A faithful transcription of all the data is required.

*****

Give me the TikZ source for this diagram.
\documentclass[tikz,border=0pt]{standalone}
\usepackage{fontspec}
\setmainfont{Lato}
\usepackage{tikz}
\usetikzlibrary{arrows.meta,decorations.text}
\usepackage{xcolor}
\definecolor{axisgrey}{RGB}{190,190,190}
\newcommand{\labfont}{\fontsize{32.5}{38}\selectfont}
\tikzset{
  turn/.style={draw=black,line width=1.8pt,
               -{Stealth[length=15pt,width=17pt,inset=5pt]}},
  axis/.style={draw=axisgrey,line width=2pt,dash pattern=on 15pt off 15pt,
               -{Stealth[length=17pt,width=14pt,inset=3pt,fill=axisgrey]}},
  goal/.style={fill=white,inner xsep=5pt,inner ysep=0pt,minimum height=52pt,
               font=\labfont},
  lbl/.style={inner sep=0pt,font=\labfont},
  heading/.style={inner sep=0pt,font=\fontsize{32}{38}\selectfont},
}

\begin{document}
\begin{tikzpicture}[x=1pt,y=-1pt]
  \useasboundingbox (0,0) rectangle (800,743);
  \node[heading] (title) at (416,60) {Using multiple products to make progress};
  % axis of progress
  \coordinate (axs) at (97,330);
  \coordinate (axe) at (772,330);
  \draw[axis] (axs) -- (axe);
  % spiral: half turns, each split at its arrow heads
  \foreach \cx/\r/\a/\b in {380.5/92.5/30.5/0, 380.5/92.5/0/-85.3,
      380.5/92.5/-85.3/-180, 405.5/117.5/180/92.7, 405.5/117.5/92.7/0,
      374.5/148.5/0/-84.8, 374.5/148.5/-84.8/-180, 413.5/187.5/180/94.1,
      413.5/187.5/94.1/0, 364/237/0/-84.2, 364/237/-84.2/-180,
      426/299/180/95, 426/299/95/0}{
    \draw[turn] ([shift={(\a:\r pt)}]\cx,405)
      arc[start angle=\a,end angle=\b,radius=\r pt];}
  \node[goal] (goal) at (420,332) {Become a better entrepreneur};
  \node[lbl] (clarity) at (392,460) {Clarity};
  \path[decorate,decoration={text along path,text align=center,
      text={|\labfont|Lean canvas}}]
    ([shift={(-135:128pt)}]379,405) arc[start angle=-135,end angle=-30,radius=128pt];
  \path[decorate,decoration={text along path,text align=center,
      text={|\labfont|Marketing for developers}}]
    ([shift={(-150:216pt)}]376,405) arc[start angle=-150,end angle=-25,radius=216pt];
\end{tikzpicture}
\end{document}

*****

■ Result:
Give me the TikZ source for this diagram.
\documentclass[tikz,border=0pt]{standalone}
\usepackage{fontspec}
\setmainfont{Lato}
\usepackage{tikz}
\usetikzlibrary{arrows.meta,decorations.text}
\usepackage{xcolor}
\definecolor{axisgrey}{RGB}{190,190,190}
\newcommand{\labfont}{\fontsize{32.5}{38}\selectfont}
\tikzset{
  turn/.style={draw=black,line width=1.8pt,
               -{Stealth[length=15pt,width=17pt,inset=5pt]}},
  axis/.style={draw=axisgrey,line width=2pt,dash pattern=on 15pt off 15pt,
               -{Stealth[length=17pt,width=14pt,inset=3pt,fill=axisgrey]}},
  goal/.style={fill=white,inner xsep=5pt,inner ysep=0pt,minimum height=52pt,
               font=\labfont},
  lbl/.style={inner sep=0pt,font=\labfont},
  heading/.style={inner sep=0pt,font=\fontsize{32}{38}\selectfont},
}

\begin{document}
\begin{tikzpicture}[x=1pt,y=-1pt]
  \useasboundingbox (0,0) rectangle (800,743);
  \node[heading] (title) at (416,60) {Using multiple products to make progress};
  % axis of progress
  \coordinate (axs) at (97,330);
  \coordinate (axe) at (772,330);
  \draw[axis] (axs) -- (axe);
  % spiral: half turns, each split at its arrow heads
  \foreach \cx/\r/\a/\b in {380.5/92.5/30.5/0, 380.5/92.5/0/-85.3,
      380.5/92.5/-85.3/-180, 405.5/117.5/180/92.7, 405.5/117.5/92.7/0,
      374.5/148.5/0/-84.8, 374.5/148.5/-84.8/-180, 413.5/187.5/180/94.1,
      413.5/187.5/94.1/0, 364/237/0/-84.2, 364/237/-84.2/-180,
      426/299/180/95, 426/299/95/0}{
    \draw[turn] ([shift={(\a:\r pt)}]\cx,405)
      arc[start angle=\a,end angle=\b,radius=\r pt];}
  \node[goal] (goal) at (420,332) {Become a better entrepreneur};
  \node[lbl] (clarity) at (392,460) {Clarity};
  \path[decorate,decoration={text along path,text align=center,
      text={|\labfont|Lean canvas}}]
    ([shift={(-135:128pt)}]379,405) arc[start angle=-135,end angle=-30,radius=128pt];
  \path[decorate,decoration={text along path,text align=center,
      text={|\labfont|Marketing for developers}}]
    ([shift={(-150:216pt)}]376,405) arc[start angle=-150,end angle=-25,radius=216pt];
\end{tikzpicture}
\end{document}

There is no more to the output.